Code that draws figures
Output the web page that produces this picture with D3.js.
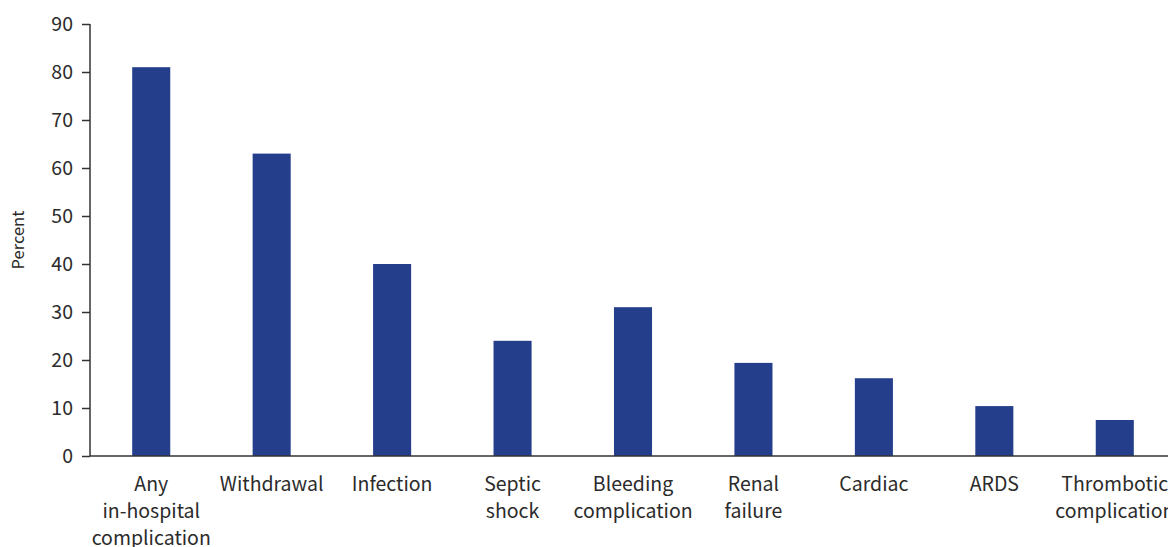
<!DOCTYPE html>
<html>
<head>
<meta charset="utf-8">
<script src="https://cdn.jsdelivr.net/npm/d3@7"></script>
<style>
  html, body { margin: 0; padding: 0; background: #fff; }
  svg { display: block; }
  text { font-family: "Noto Sans CJK KR", "Noto Sans", sans-serif; fill: #2b2b2b; }
</style>
</head>
<body>
<svg id="chart" width="1168" height="547"></svg>
<script>
// Complication categories (each entry is a list of label lines)
const categories = [
  ["Any", "in-hospital", "complication"],
  ["Withdrawal"],
  ["Infection"],
  ["Septic", "shock"],
  ["Bleeding", "complication"],
  ["Renal", "failure"],
  ["Cardiac"],
  ["ARDS"],
  ["Thrombotic", "complication"]
];
// Percent of patients with each complication
const percents = [81, 63, 40, 24, 31, 19.4, 16.2, 10.4, 7.5];
const yTicks = [0, 10, 20, 30, 40, 50, 60, 70, 80, 90];
const yLabel = "Percent";

const svg = d3.select("#chart");
const W = 1168, H = 547;
const plotLeft = 90, plotTop = 24, plotBottom = 456;

const keys = categories.map((c, i) => i);
const x = d3.scaleBand().domain(keys).range([plotLeft + 1, plotLeft + 1085])
  .paddingInner(0.684).paddingOuter(0.342);
const y = d3.scaleLinear().domain([0, 90]).range([plotBottom, plotTop]);

// Bars
svg.append("g").selectAll("rect").data(percents).join("rect")
  .attr("x", (d, i) => x(i))
  .attr("y", d => y(d))
  .attr("width", x.bandwidth())
  .attr("height", d => y(0) - y(d))
  .attr("fill", "#243e8c");

// Y axis
const yAxis = svg.append("g").attr("transform", `translate(${plotLeft},0)`)
  .call(d3.axisLeft(y).tickValues(yTicks).tickSize(8).tickPadding(9));
yAxis.select(".domain").attr("stroke", "#333").attr("stroke-width", 1.5)
  .attr("d", `M0,${plotTop}V${plotBottom}`);
yAxis.selectAll(".tick line").attr("stroke", "#333").attr("stroke-width", 1.5);
yAxis.selectAll(".tick text").attr("font-size", 19.5).attr("fill", "#2b2b2b")
  .style("font-family", '"Noto Sans CJK KR", "Noto Sans", sans-serif');

// X axis baseline
svg.append("line")
  .attr("x1", plotLeft).attr("x2", W)
  .attr("y1", plotBottom).attr("y2", plotBottom)
  .attr("stroke", "#333").attr("stroke-width", 1.5);

// Category labels
const labels = svg.append("g").selectAll("text").data(categories).join("text")
  .attr("text-anchor", "middle")
  .attr("font-size", 19.5)
  .attr("transform", (d, i) => `translate(${x(i) + x.bandwidth() / 2},${plotBottom + 35})`);
labels.selectAll("tspan").data(d => d).join("tspan")
  .attr("x", 0)
  .attr("y", (d, j) => j * 27)
  .text(d => d);

// Y axis title
svg.append("text")
  .attr("transform", `translate(24,${(plotTop + plotBottom) / 2}) rotate(-90)`)
  .attr("text-anchor", "middle")
  .attr("font-size", 16.5)
  .text(yLabel);
</script>
</body>
</html>
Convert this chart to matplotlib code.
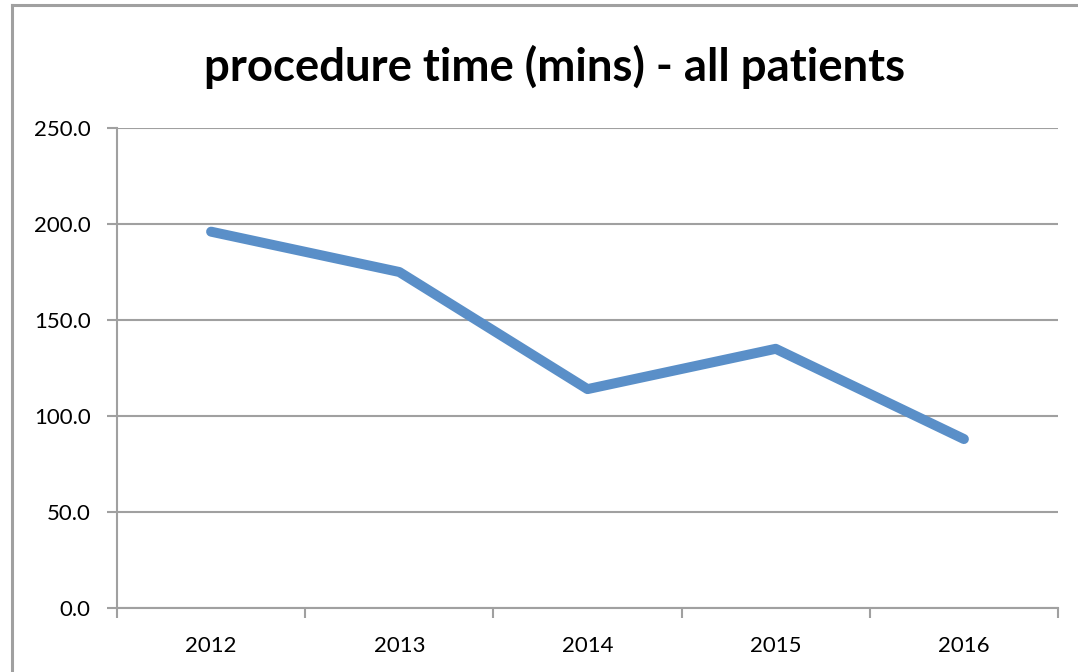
import matplotlib
matplotlib.use("Agg")
import matplotlib.pyplot as plt
from matplotlib.lines import Line2D
from matplotlib.ticker import FixedLocator, FormatStrFormatter

years = ["2012", "2013", "2014", "2015", "2016"]
minutes = [196, 175, 114, 135, 88]
title = "procedure time (mins) - all patients"

plt.rcParams['font.family'] = ['Lato', 'DejaVu Sans']

W, H = 1078, 672
fig = plt.figure(figsize=(W / 100, H / 100), dpi=100)
fig.patch.set_facecolor("white")

grid_c = "#A0A0A0"
# outer chart frame (left and top visible)
fig.add_artist(Line2D([11.5 / W, 11.5 / W], [0, 1 - 5 / H], transform=fig.transFigure, color=grid_c, lw=2.2))
fig.add_artist(Line2D([11.5 / W, 1], [1 - 5 / H, 1 - 5 / H], transform=fig.transFigure, color=grid_c, lw=2.2))

ax = fig.add_axes([117 / W, (H - 608) / H, 941 / W, 480 / H])
x = list(range(len(years)))
ax.plot(x, minutes, color="#5A8FC8", lw=7.2, solid_capstyle="round", solid_joinstyle="round", zorder=3)

ax.set_ylim(0, 250)
ax.set_xlim(-0.5, len(years) - 0.5)
ax.set_yticks([0, 50, 100, 150, 200, 250])
ax.yaxis.set_major_formatter(FormatStrFormatter("%.1f"))
ax.grid(axis="y", color=grid_c, lw=1.5, zorder=1)
ax.set_axisbelow(True)

ax.xaxis.set_major_locator(FixedLocator([i - 0.5 for i in range(len(years) + 1)]))
ax.xaxis.set_major_formatter(plt.NullFormatter())
ax.xaxis.set_minor_locator(FixedLocator(x))
ax.set_xticklabels(years, minor=True)
ax.tick_params(axis="x", which="major", length=7, width=1.5, color=grid_c, direction="out")
ax.tick_params(axis="x", which="minor", length=0, pad=20, labelsize=16)
ax.tick_params(axis="y", length=7, width=1.5, color=grid_c, pad=12, labelsize=16)

for s in ["top", "right"]:
    ax.spines[s].set_visible(False)
for s in ["left", "bottom"]:
    ax.spines[s].set_color(grid_c)
    ax.spines[s].set_linewidth(1.5)

fig.text(555 / W, 1 - 67 / H, title, ha="center", va="center", fontsize=32.8, fontweight="bold")

fig.savefig("out.png", dpi=100)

_WHAT THE TASK REQUIRES_.
Without including the pictures, return each record above exactly as it stands.

_THE COMPLETED TASK_.
Output the web page that produces this picture with D3.js.
<!DOCTYPE html>
<html>
<head>
<meta charset="utf-8">
<script src="https://cdn.jsdelivr.net/npm/d3@7"></script>
<style>
  html, body { margin: 0; padding: 0; background: #fff; }
  svg { display: block; }
  text { font-family: "Noto Sans CJK KR", "Noto Sans", sans-serif; fill: #2b2b2b; }
</style>
</head>
<body>
<svg id="chart" width="1168" height="547"></svg>
<script>
// Complication categories (each entry is a list of label lines)
const categories = [
  ["Any", "in-hospital", "complication"],
  ["Withdrawal"],
  ["Infection"],
  ["Septic", "shock"],
  ["Bleeding", "complication"],
  ["Renal", "failure"],
  ["Cardiac"],
  ["ARDS"],
  ["Thrombotic", "complication"]
];
// Percent of patients with each complication
const percents = [81, 63, 40, 24, 31, 19.4, 16.2, 10.4, 7.5];
const yTicks = [0, 10, 20, 30, 40, 50, 60, 70, 80, 90];
const yLabel = "Percent";

const svg = d3.select("#chart");
const W = 1168, H = 547;
const plotLeft = 90, plotTop = 24, plotBottom = 456;

const keys = categories.map((c, i) => i);
const x = d3.scaleBand().domain(keys).range([plotLeft + 1, plotLeft + 1085])
  .paddingInner(0.684).paddingOuter(0.342);
const y = d3.scaleLinear().domain([0, 90]).range([plotBottom, plotTop]);

// Bars
svg.append("g").selectAll("rect").data(percents).join("rect")
  .attr("x", (d, i) => x(i))
  .attr("y", d => y(d))
  .attr("width", x.bandwidth())
  .attr("height", d => y(0) - y(d))
  .attr("fill", "#243e8c");

// Y axis
const yAxis = svg.append("g").attr("transform", `translate(${plotLeft},0)`)
  .call(d3.axisLeft(y).tickValues(yTicks).tickSize(8).tickPadding(9));
yAxis.select(".domain").attr("stroke", "#333").attr("stroke-width", 1.5)
  .attr("d", `M0,${plotTop}V${plotBottom}`);
yAxis.selectAll(".tick line").attr("stroke", "#333").attr("stroke-width", 1.5);
yAxis.selectAll(".tick text").attr("font-size", 19.5).attr("fill", "#2b2b2b")
  .style("font-family", '"Noto Sans CJK KR", "Noto Sans", sans-serif');

// X axis baseline
svg.append("line")
  .attr("x1", plotLeft).attr("x2", W)
  .attr("y1", plotBottom).attr("y2", plotBottom)
  .attr("stroke", "#333").attr("stroke-width", 1.5);

// Category labels
const labels = svg.append("g").selectAll("text").data(categories).join("text")
  .attr("text-anchor", "middle")
  .attr("font-size", 19.5)
  .attr("transform", (d, i) => `translate(${x(i) + x.bandwidth() / 2},${plotBottom + 35})`);
labels.selectAll("tspan").data(d => d).join("tspan")
  .attr("x", 0)
  .attr("y", (d, j) => j * 27)
  .text(d => d);

// Y axis title
svg.append("text")
  .attr("transform", `translate(24,${(plotTop + plotBottom) / 2}) rotate(-90)`)
  .attr("text-anchor", "middle")
  .attr("font-size", 16.5)
  .text(yLabel);
</script>
</body>
</html>
Convert this chart to matplotlib code.
import matplotlib
matplotlib.use("Agg")
import matplotlib.pyplot as plt
from matplotlib.lines import Line2D
from matplotlib.ticker import FixedLocator, FormatStrFormatter

years = ["2012", "2013", "2014", "2015", "2016"]
minutes = [196, 175, 114, 135, 88]
title = "procedure time (mins) - all patients"

plt.rcParams['font.family'] = ['Lato', 'DejaVu Sans']

W, H = 1078, 672
fig = plt.figure(figsize=(W / 100, H / 100), dpi=100)
fig.patch.set_facecolor("white")

grid_c = "#A0A0A0"
# outer chart frame (left and top visible)
fig.add_artist(Line2D([11.5 / W, 11.5 / W], [0, 1 - 5 / H], transform=fig.transFigure, color=grid_c, lw=2.2))
fig.add_artist(Line2D([11.5 / W, 1], [1 - 5 / H, 1 - 5 / H], transform=fig.transFigure, color=grid_c, lw=2.2))

ax = fig.add_axes([117 / W, (H - 608) / H, 941 / W, 480 / H])
x = list(range(len(years)))
ax.plot(x, minutes, color="#5A8FC8", lw=7.2, solid_capstyle="round", solid_joinstyle="round", zorder=3)

ax.set_ylim(0, 250)
ax.set_xlim(-0.5, len(years) - 0.5)
ax.set_yticks([0, 50, 100, 150, 200, 250])
ax.yaxis.set_major_formatter(FormatStrFormatter("%.1f"))
ax.grid(axis="y", color=grid_c, lw=1.5, zorder=1)
ax.set_axisbelow(True)

ax.xaxis.set_major_locator(FixedLocator([i - 0.5 for i in range(len(years) + 1)]))
ax.xaxis.set_major_formatter(plt.NullFormatter())
ax.xaxis.set_minor_locator(FixedLocator(x))
ax.set_xticklabels(years, minor=True)
ax.tick_params(axis="x", which="major", length=7, width=1.5, color=grid_c, direction="out")
ax.tick_params(axis="x", which="minor", length=0, pad=20, labelsize=16)
ax.tick_params(axis="y", length=7, width=1.5, color=grid_c, pad=12, labelsize=16)

for s in ["top", "right"]:
    ax.spines[s].set_visible(False)
for s in ["left", "bottom"]:
    ax.spines[s].set_color(grid_c)
    ax.spines[s].set_linewidth(1.5)

fig.text(555 / W, 1 - 67 / H, title, ha="center", va="center", fontsize=32.8, fontweight="bold")

fig.savefig("out.png", dpi=100)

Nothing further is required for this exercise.